Alle Verhandlungen über eine Reglementierung des Wassers verliefen bisher im Sand: In Kairo wurde zeitweise sogar mit Krieg gedroht. „Wir wollen niemandem Schaden zufügen“, versuchte Premierminister Abiy während der Feierstunde zu schlichten: „Wir sind zur Kollaboration bereit.“

Experten sagen: Die Regulierung des Nils könne auch Vorteile bringen

Wie jeder selbst sehen könne, fließe das Wasser des Blauen Nils weiterhin, setzte Abiy noch flapsig hinzu: Natürlich glaubt auch in Kairo keiner, dass das Nil-Wasser von einem Tag auf den anderen abgestellt werden könnte.

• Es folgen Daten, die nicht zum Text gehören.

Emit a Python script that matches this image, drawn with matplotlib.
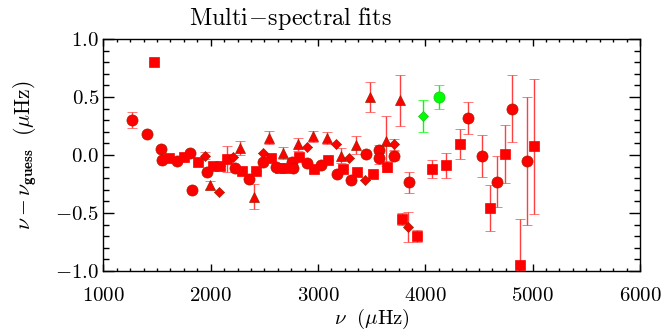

Unklar ist jedoch, wie sich Äthiopien in Zeiten der Dürre verhalten wird – wenn der Staudamm zur Stromgewinnung auf einem gewissen Stand gehalten werden muss, und die südlichen Anrainerstaaten auf das Wasser dringend angewiesen sind.

Bislang glaubte Ägypten ein Recht auf das Wasser zu haben: Die britische Kolonialmacht hatte Kairo vor fast hundert Jahren 75 Prozent des Blauen Nilwassers zuerkannt. Äthiopien wurde damals erst gar nicht gefragt. Der Blaue Nil mündet in Khartum, der Hauptstadt des Nachbarlandes Sudan, in den Weißen Nil. Der Strom heißt dann Nil.

Fachleute werfen heute allerdings ein, dass die Regulierung des Nils auch Vorteile bringen könne. Überschwemmungen, wie sie regelmäßig im Sudan vorkommen, könnten verhindert werden. Mit dem Assuan-Staudamm hätten die Ägypter außerdem die Chance, den Wasser-Zufluss in ihrem Land nach eigenen Bedürfnissen zu regeln. Und mit technologischen Errungenschaften wie Satellitenbildern lasse sich das Management des Nils verbessern, meint Hisham Eldaradiry von der Universität Washington. Allerdings müssen dazu die Anrainerstaaten zur Kooperation bereit sein.

Schon für den Bau des Staudamms hatte Äthiopien Berge versetzt. Da der bettelarme Schuldnerstaat nicht noch weitere Kredite aufnehmen wollte, wandte sich die Regierung sowohl an ihre Staatsbeamten wie an die Bevölkerung: Erstere mussten für den Damm auf einen Monatslohn verzichten, Letztere sollten direkt spenden oder Anleihen aufnehmen. So kamen schließlich die fast fünf Milliarden US-Dollar zusammen, die für den Bau des Mega-Staudamms nötig waren.